Most mining and logging jobs are at risk
even in the absence of tougher environmental laws. Increasing mechanization and
automation have translated into fewer jobs-in some cases even as output
continues to rise. For example, from 1980 to 1999, U.S. coal extraction rose 32
percent, but employment fell 66 percent. In the European Union's chemical
industry, production grew by 25 percent from 1990 to 1998, but jobs declined by
14 percent.
Job creation is particularly important in
the developing world, where almost all of the growth in population will take
place in the coming decades. "The trouble is that human labor appears too
expensive, while energy and raw material inputs appear dirt cheap," said
Renner. "Businesses have long sought to compete by economizing on their use of
labor. To build a sustainable economy, we need to economize on the use of
energy and materials instead."
Fiscal policy can be a powerful tool for
increasing the productivity of energy and materials. Current tax systems
encourage high resource use and discourage job creation. An ecologically-driven
reform of tax policy would reduce payroll taxes while simultaneously raising
taxes on resources use and pollution. This kind of tax shifting started to
become a reality during the 1990s in a number of European countries, including
Germany, Denmark, Finland, Sweden, and the United Kingdom.

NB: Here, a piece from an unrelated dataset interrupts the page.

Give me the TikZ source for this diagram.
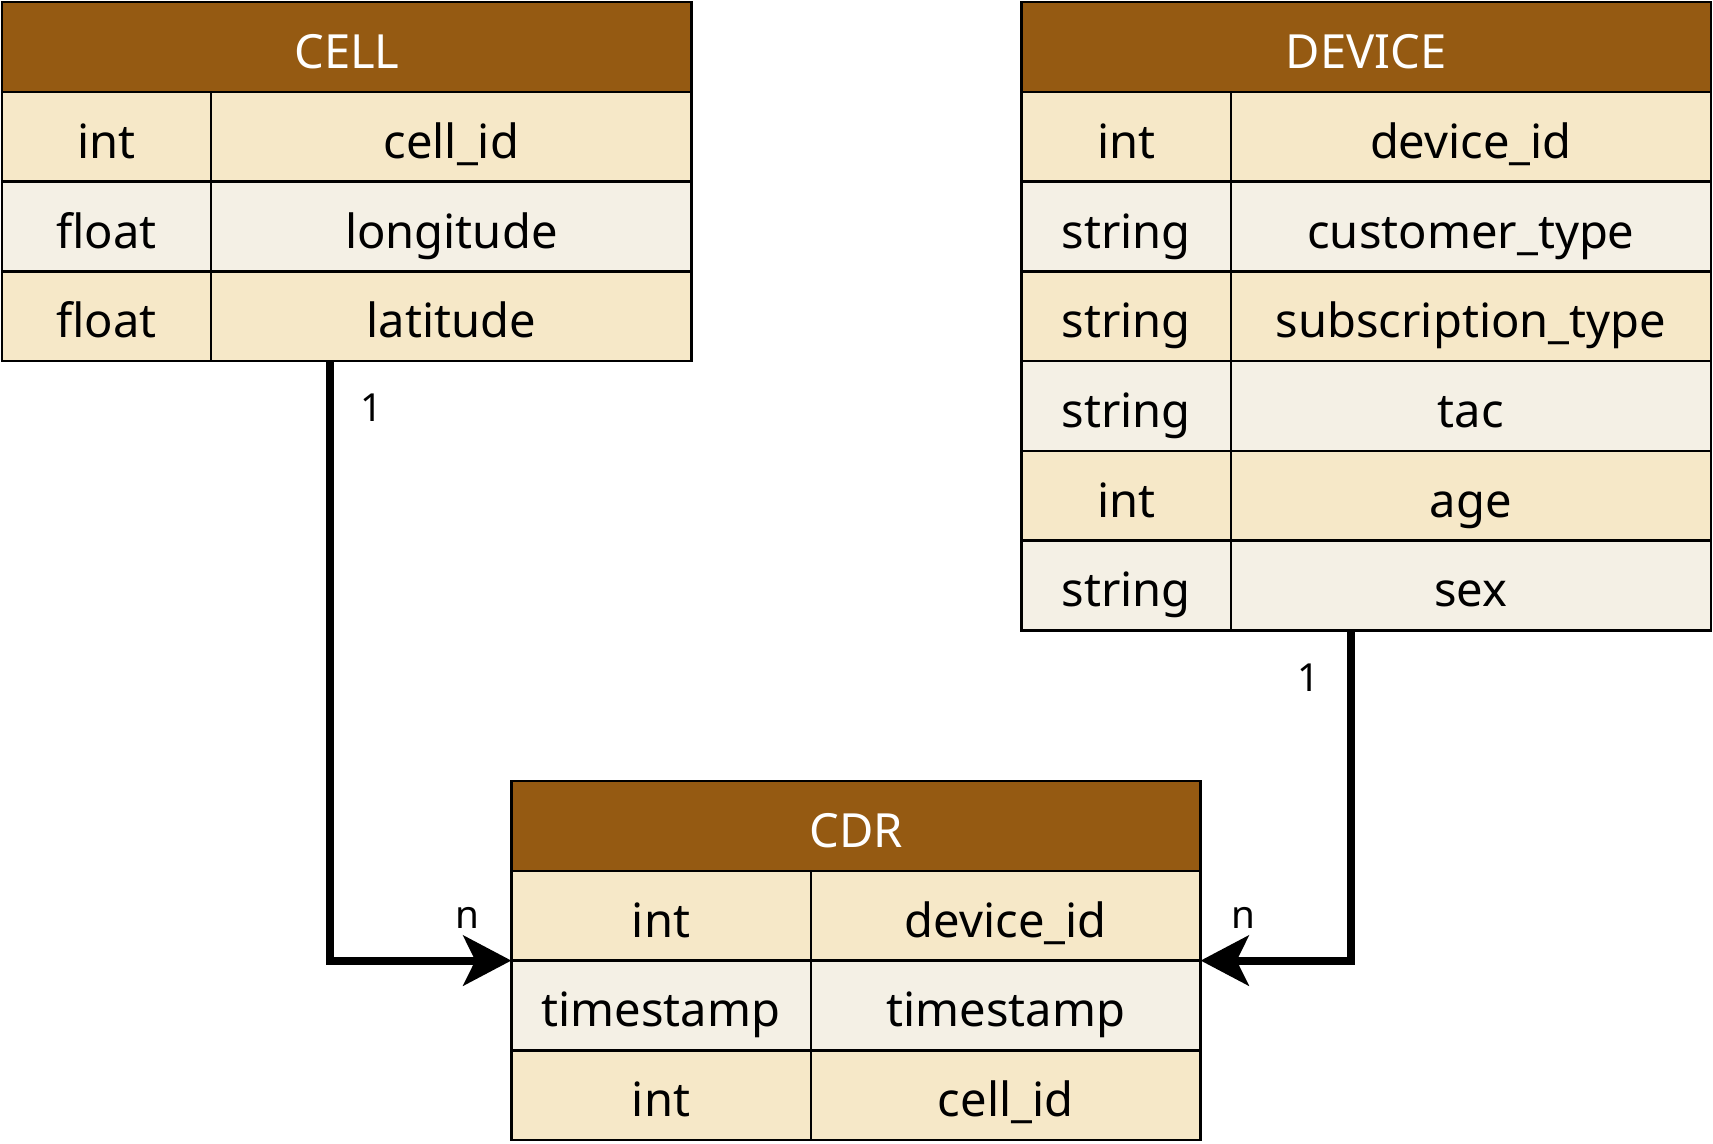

Labor unions and environmentalists could
work together to build a stronger political base for these changes in policy.
Environmental dangers often translate into health and safety issues at the
workplace. Unions are engaged with environmental issues on many fronts, from
struggles for improved occupational health and safety, to demands for worker
right-to-know clauses, eco-audits, and other environmental provisions in
collective bargaining agreements.
"Job loss due to environmental
regulations has been extremely limited-less than one-tenth of one percent of
all layoffs in the United States," said Renner. "But to build an effective
coalition with labor, environmentalists must recognize that those workers who
are affected-primarily those in mining, logging, fossil fuels, and smokestack
industries-will need assistance to master the move to new skills, technologies,
and livelihoods." A just transition policy involves setting up a fund to
provide income and benefits for displaced workers seeking a new career, tuition
support to pay for vocational and other training programs, career counseling
and placement services, aid in relocating to find a new job, and measures to
help communities and regions diversify their economic base.
"Strong, independent unions are far more
likely to engage in a serious give-and-take on what it takes to create a
sustainable workplace than weak, embattled ones," said Renner.
"Environmentalists should be supporting labor rights and endorsing measures
that give worker representatives a meaningful voice in determining how
environmental issues are being dealt with."